Они были приглашены к завтраку с блинами, но под конец завтрака я без слов вдруг встал и вышел из-за стола. Мама окликнула меня и велела сначала попросить позволения выйти. Мотивы человеческого поведения - загадка. Только что я был весел и доволен, но тут во мне взыграло самолюбие, и я, обиженный уселся, не говоря ни слова, обратно за стол над тарелкой с недоеденной завтраком. Смущённые гости ушли, немного погодя ушёл и папа; мир повернулся вокруг своей оси, и мы остались сидеть вдвоём, я и мама, скованные в клинче наших воль. Мне не стоило и напрягаться, ибо кто бы мог пересидеть маму?
В конце концов я пробормотал нечто, не совсем "прости", не совсем "можно выйти?", но достаточно близко напоминающее человеческую речь, чтобы это можно было как-то благоприятно истолковать и не оказаться побеждённым.
***
Конец цитаты. Меня поразила последняя история. Какие же были в то время (или в той семье? или и то, и другое) послушные дети, если встать из-за стола без позволения выйти считалось таким дурным поступком и "неприличной семейной сценой". В наше время детям гораздо большие провинности сходят с рук, и если с каждым из трёх детей сидеть до посинения за столом, пока тот не извинится, то на это уйдёт вся жизнь.

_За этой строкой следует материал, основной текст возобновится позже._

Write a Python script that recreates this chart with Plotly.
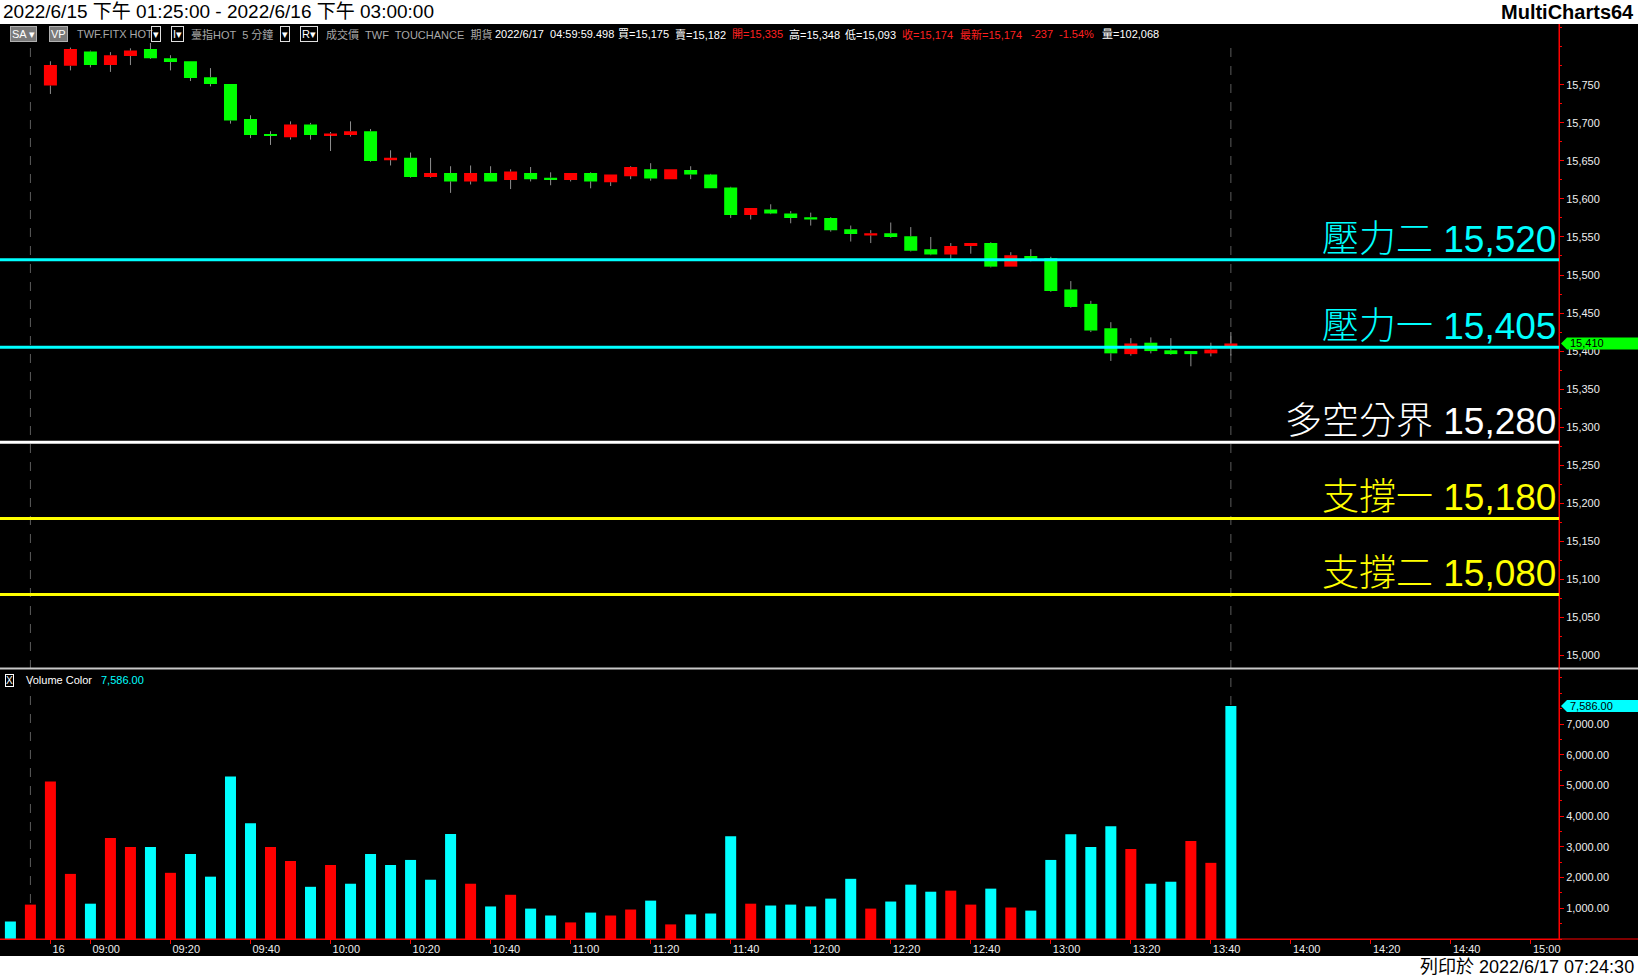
import plotly.graph_objects as go
import pandas as pd

# ---------------- data ----------------
prev_session_times = ["13:40", "13:45"]          # last bars of 2022/6/15
session_date = "2022-06-16"
session_first_bar = "08:50"
axis_last_slot = "15:00"
session_end_time = "13:45"
new_day_label = "16"

opens = [None, None,
         15749, 15775, 15794, 15776, 15788, 15797, 15785, 15781, 15760, 15751,
         15705, 15685, 15681, 15698, 15684, 15684, 15689, 15651, 15654, 15629,
         15634, 15623, 15634, 15625, 15634, 15628, 15625, 15634, 15622, 15630,
         15639, 15626, 15638, 15632, 15615, 15579, 15586, 15581, 15576, 15575,
         15560, 15552, 15555, 15551, 15534, 15527, 15538, 15542, 15511, 15525,
         15522, 15481, 15462, 15430, 15396, 15411, 15401, 15400, 15397, 15406]
highs = [None, None,
         15781, 15799, 15795, 15793, 15798, 15805, 15789, 15781, 15772, 15751,
         15710, 15689, 15702, 15700, 15688, 15702, 15692, 15664, 15661, 15654,
         15643, 15644, 15643, 15639, 15642, 15635, 15634, 15635, 15632, 15643,
         15647, 15639, 15643, 15633, 15616, 15588, 15593, 15584, 15582, 15576,
         15565, 15559, 15569, 15563, 15550, 15542, 15542, 15543, 15530, 15534,
         15524, 15492, 15466, 15438, 15417, 15418, 15417, 15400, 15411, 15425]
lows = [None, None,
        15738, 15769, 15773, 15767, 15776, 15784, 15769, 15755, 15748, 15699,
        15680, 15671, 15678, 15678, 15663, 15682, 15649, 15644, 15628, 15628,
        15608, 15619, 15623, 15613, 15623, 15618, 15623, 15614, 15617, 15626,
        15624, 15626, 15626, 15614, 15575, 15573, 15580, 15568, 15565, 15557,
        15544, 15542, 15549, 15531, 15526, 15521, 15528, 15510, 15511, 15518,
        15478, 15457, 15425, 15387, 15394, 15397, 15395, 15380, 15393, 15394]
closes = [None, None,
          15776, 15797, 15776, 15789, 15795, 15785, 15780, 15759, 15751, 15703,
          15684, 15683, 15698, 15684, 15686, 15689, 15650, 15654, 15629, 15634,
          15623, 15634, 15623, 15636, 15626, 15626, 15634, 15623, 15632, 15642,
          15627, 15639, 15632, 15614, 15579, 15588, 15581, 15575, 15573, 15559,
          15554, 15555, 15550, 15532, 15527, 15538, 15542, 15511, 15526, 15520,
          15479, 15458, 15427, 15397, 15410, 15400, 15396, 15396, 15402, 15410]
volumes = [570, 1120, 5130, 2120, 1150, 3290, 3000, 3000, 2155, 2770,
           2030, 5290, 3770, 3000, 2540, 1700, 2410, 1800, 2770, 2410,
           2575, 1930, 3420, 1800, 1060, 1440, 990, 765, 540, 860,
           765, 960, 1250, 475, 800, 830, 3350, 1150, 1090, 1120,
           1060, 1315, 1960, 990, 1220, 1770, 1540, 1575, 1120, 1640,
           1025, 925, 2575, 3415, 3000, 3675, 2930, 1800, 1865, 3190,
           2480, 7586]
# 1 = red volume bar, 0 = cyan volume bar
vol_dir = [0, 1, 1, 1, 0, 1, 1, 0, 1, 0,
           0, 0, 0, 1, 1, 0, 1, 0, 0, 0,
           0, 0, 0, 1, 0, 1, 0, 0, 1, 0,
           1, 1, 0, 1, 0, 0, 0, 1, 0, 0,
           0, 0, 0, 1, 0, 0, 0, 1, 1, 0,
           1, 0, 0, 0, 0, 0, 1, 0, 0, 1,
           1, 0]

tick_labels = ["16", "09:00", "09:20", "09:40", "10:00", "10:20", "10:40",
               "11:00", "11:20", "11:40", "12:00", "12:20", "12:40", "13:00",
               "13:20", "13:40", "14:00", "14:20", "14:40", "15:00"]

level_names = ["壓力二", "壓力一", "多空分界", "支撐一", "支撐二"]
level_values = [15520, 15405, 15280, 15180, 15080]
level_colors = ["#00FFFF", "#00FFFF", "#FFFFFF", "#FFFF00", "#FFFF00"]

price_ticks = list(range(15000, 15751, 50))
vol_ticks = [1000, 2000, 3000, 4000, 5000, 6000, 7000]

title_text = "2022/6/15 下午 01:25:00 - 2022/6/16 下午 03:00:00"
brand_text = "MultiCharts64"
print_text = "列印於 2022/6/17 07:24:30"

# toolbar: (text, left px, colour, boxed)
toolbar_items = [
    ("SA ▾", 10, "#ffffff", "fill"),
    ("VP", 49, "#ffffff", "fill"),
    ("TWF.FITX HOT", 75, "#a8a8a8", None),
    ("▾", 151, "#ffffff", "border"),
    ("I▾", 171, "#ffffff", "border"),
    ("臺指HOT  5 分鐘", 189, "#a8a8a8", None),
    ("▾", 280, "#ffffff", "border"),
    ("R▾", 300, "#ffffff", "border"),
    ("成交價  TWF  TOUCHANCE  期貨", 324, "#a8a8a8", None),
    ("2022/6/17  04:59:59.498", 493, "#ffffff", None),
    ("買=15,175", 616, "#ffffff", None),
    ("賣=15,182", 673, "#ffffff", None),
    ("開=15,335", 730, "#ff2020", None),
    ("高=15,348", 787, "#ffffff", None),
    ("低=15,093", 843, "#ffffff", None),
    ("收=15,174", 900, "#ff2020", None),
    ("最新=15,174", 958, "#ff2020", None),
    ("-237", 1029, "#ff2020", None),
    ("-1.54%", 1057, "#ff2020", None),
    ("量=102,068", 1100, "#ffffff", None),
]

# ---------------- geometry helpers ----------------
W, H = 1638, 979
PL, PR, PT, PB = 0, 1559, 24, 939


def xp(px):
    return (px - PL) / (PR - PL)


def yp(py):
    return (PB - py) / (PB - PT)


FONT = "Liberation Sans, Noto Sans CJK TC, sans-serif"
RED, GREEN, CYAN = "#FF0000", "#00FF00", "#00FFFF"

# ---------------- derived ----------------
day_slots = pd.date_range(f"{session_date} {session_first_bar}",
                          f"{session_date} {axis_last_slot}", freq="5min").strftime("%H:%M").tolist()
slots = prev_session_times + day_slots
n_bars = len(volumes)
idx = list(range(n_bars))

tick_pos = []
for lab in tick_labels:
    if lab == new_day_label:
        tick_pos.append(len(prev_session_times))
    else:
        tick_pos.append(len(prev_session_times) + day_slots.index(lab))

session_ends = [i for i in range(n_bars) if slots[i] == session_end_time]

cx, cbase, cheight, ccol = [], [], [], []
wx, wy = [], []
for i in idx:
    o, h, l, c = opens[i], highs[i], lows[i], closes[i]
    if o is None:
        continue
    cx.append(i)
    cbase.append(min(o, c))
    cheight.append(abs(c - o))
    ccol.append(RED if c >= o else GREEN)
    wx += [i, i, None, i, i, None]
    wy += [h, max(o, c), None, min(o, c), l, None]

fig = go.Figure()
fig.add_trace(go.Scatter(x=wx, y=wy, mode="lines", line=dict(color="#8f8f8f", width=1),
                         xaxis="x", yaxis="y", hoverinfo="skip"))
fig.add_trace(go.Bar(x=cx, y=cheight, base=cbase, width=0.65,
                     marker=dict(color=ccol, line=dict(width=0)), xaxis="x", yaxis="y"))
fig.add_trace(go.Bar(x=idx, y=volumes, width=0.55,
                     marker=dict(color=[RED if d else CYAN for d in vol_dir], line=dict(width=0)),
                     xaxis="x2", yaxis="y2"))

xr = [-0.52, 77.4]
tickfont = dict(family=FONT, size=11, color="#eeeeee")

fig.update_layout(
    width=W, height=H,
    margin=dict(l=PL, r=W - PR, t=PT, b=H - PB),
    paper_bgcolor="black", plot_bgcolor="black",
    showlegend=False, barmode="overlay",
    xaxis=dict(domain=[0, 1], anchor="y", range=xr, showticklabels=False, showgrid=False,
               zeroline=False, ticks=""),
    yaxis=dict(domain=[yp(667.5), 1], anchor="x", side="right", range=[14984, 15830],
               tickmode="array", tickvals=price_ticks, tickformat=",d",
               showgrid=False, zeroline=False, showline=True, linecolor="red", linewidth=1,
               ticks="outside", ticklen=4, tickcolor="red", tickfont=tickfont,
               minor=dict(tickmode="linear", tick0=0, dtick=25, ticks="outside",
                          ticklen=2, tickcolor="red")),
    xaxis2=dict(domain=[0, 1], anchor="y2", range=xr, tickmode="array", tickvals=tick_pos,
                ticktext=tick_labels, ticks="outside", ticklen=4, tickcolor="red",
                showline=True, linecolor="red", linewidth=1, ticklabelposition="outside right",
                ticklabelshift=1, tickfont=tickfont, showgrid=False, zeroline=False),
    yaxis2=dict(domain=[0, yp(670)], anchor="x2", side="right", range=[0, 8760],
                tickmode="array", tickvals=vol_ticks, tickformat=",.2f",
                showgrid=False, zeroline=False, showline=True, linecolor="red", linewidth=1,
                ticks="outside", ticklen=4, tickcolor="red", tickfont=tickfont,
                minor=dict(tickmode="linear", tick0=0, dtick=500, ticks="outside",
                           ticklen=2, tickcolor="red")),
)

shapes = []
# white header / footer bands
shapes.append(dict(type="rect", xref="paper", yref="paper", x0=-0.01, x1=xp(W + 5),
                   y0=yp(PT), y1=yp(-5), fillcolor="white", line=dict(width=0), layer="below"))
shapes.append(dict(type="rect", xref="paper", yref="paper", x0=-0.01, x1=xp(W + 5),
                   y0=yp(H + 5), y1=yp(956), fillcolor="white", line=dict(width=0), layer="below"))
# session separators (start below the toolbar row)
for s in session_ends:
    shapes.append(dict(type="line", xref="x", yref="paper", x0=s, x1=s, y0=0, y1=yp(44),
                       line=dict(color="#5c5c5c", width=1, dash="dash"), layer="below"))
# panel separator
shapes.append(dict(type="line", xref="paper", yref="paper", x0=0, x1=xp(W), y0=yp(668.5),
                   y1=yp(668.5), line=dict(color="#c8c8c8", width=2)))
# full-height price axis line and bottom axis line
shapes.append(dict(type="line", xref="paper", yref="paper", x0=1, x1=1, y0=0, y1=1,
                   line=dict(color="red", width=1)))
shapes.append(dict(type="line", xref="paper", yref="paper", x0=0, x1=xp(W), y0=0, y1=0,
                   line=dict(color="red", width=1)))
# level lines
for v, col in zip(level_values, level_colors):
    shapes.append(dict(type="line", xref="paper", yref="y", x0=0, x1=1, y0=v, y1=v,
                       line=dict(color=col, width=3)))
# last-value markers
marker_path = "M 2,0 L 8,6 L 82,6 L 82,-6 L 8,-6 Z"
shapes.append(dict(type="path", xref="paper", yref="y", xsizemode="pixel", ysizemode="pixel",
                   xanchor=1, yanchor=closes[-1], path=marker_path,
                   fillcolor=GREEN, line=dict(width=0)))
shapes.append(dict(type="path", xref="paper", yref="y2", xsizemode="pixel", ysizemode="pixel",
                   xanchor=1, yanchor=volumes[-1], path=marker_path,
                   fillcolor=CYAN, line=dict(width=0)))
fig.update_layout(shapes=shapes)

ann = []
# level labels
for name, v, col in zip(level_names, level_values, level_colors):
    ann.append(dict(text=f"{name} {v:,}", xref="paper", yref="y", x=1, y=v,
                    xanchor="right", yanchor="bottom", xshift=-1, yshift=-2,
                    showarrow=False, font=dict(family=FONT, size=37, color=col, weight=300)))
# marker texts
ann.append(dict(text=f"{closes[-1]:,}", xref="paper", yref="y", x=1, y=closes[-1],
                xanchor="left", yanchor="middle", xshift=9, showarrow=False,
                font=dict(family=FONT, size=11, color="black")))
ann.append(dict(text=f"{volumes[-1]:,.2f}", xref="paper", yref="y2", x=1, y=volumes[-1],
                xanchor="left", yanchor="middle", xshift=9, showarrow=False,
                font=dict(family=FONT, size=11, color="black")))
# header / footer
ann.append(dict(text=title_text, xref="paper", yref="paper", x=xp(1), y=yp(12),
                xanchor="left", yanchor="middle", showarrow=False,
                font=dict(family=FONT, size=19, color="black")))
ann.append(dict(text=f"<b>{brand_text}</b>", xref="paper", yref="paper", x=xp(1636), y=yp(12),
                xanchor="right", yanchor="middle", showarrow=False,
                font=dict(family=FONT, size=20, color="black")))
ann.append(dict(text=print_text, xref="paper", yref="paper", x=xp(1636), y=yp(967),
                xanchor="right", yanchor="middle", showarrow=False,
                font=dict(family=FONT, size=18, color="black")))
# toolbar
for text, px, col, box in toolbar_items:
    a = dict(text=text, xref="paper", yref="paper", x=xp(px), y=yp(34.5),
             xanchor="left", yanchor="middle", showarrow=False,
             font=dict(family=FONT, size=11, color=col), borderpad=1)
    if box == "fill":
        a.update(bgcolor="#7a7a7a", bordercolor="#b0b0b0", borderwidth=1)
    elif box == "border":
        a.update(bordercolor="#e0e0e0", borderwidth=1)
    ann.append(a)
# volume legend
ann.append(dict(text="X", xref="paper", yref="paper", x=xp(5), y=yp(680), xanchor="left",
                yanchor="middle", showarrow=False, bordercolor="white", borderwidth=1, borderpad=0,
                font=dict(family=FONT, size=10, color="white")))
ann.append(dict(text="Volume Color", xref="paper", yref="paper", x=xp(24), y=yp(680),
                xanchor="left", yanchor="middle", showarrow=False,
                font=dict(family=FONT, size=11, color="white")))
ann.append(dict(text=f"{volumes[-1]:,.2f}", xref="paper", yref="paper", x=xp(99), y=yp(680),
                xanchor="left", yanchor="middle", showarrow=False,
                font=dict(family=FONT, size=11, color=CYAN)))
fig.update_layout(annotations=ann)

fig.write_html("out.html",
               config={"displayModeBar": False},
               post_script="document.body.style.margin='0';"
                           "document.documentElement.style.overflow='hidden';"
                           "document.body.style.overflow='hidden';")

Я пересказала историю детям как иллюстрацию того, какое раньше было строгое воспитание. И дети неожиданно пришли в восторг. Они начали после каждой еды спрашивать "можно выйти из-за стола?" Потом им, правда, надоело, но они иногда всё-таки так говорят. Впрочем, меня больше интересует, чтобы они после еды говорили "спасибо" и относили свои тарелки на кухню. Я уже добилась того, чтобы они поступали так в половине случаев :-)
А потом вырастут и будут рассказывать детям: "Нас воспитывали так строго! После еды мы сами должны были относить тарелки на кухню и ещё говорить "спасибо"! А если мы этого не делали, мама была очень недовольна".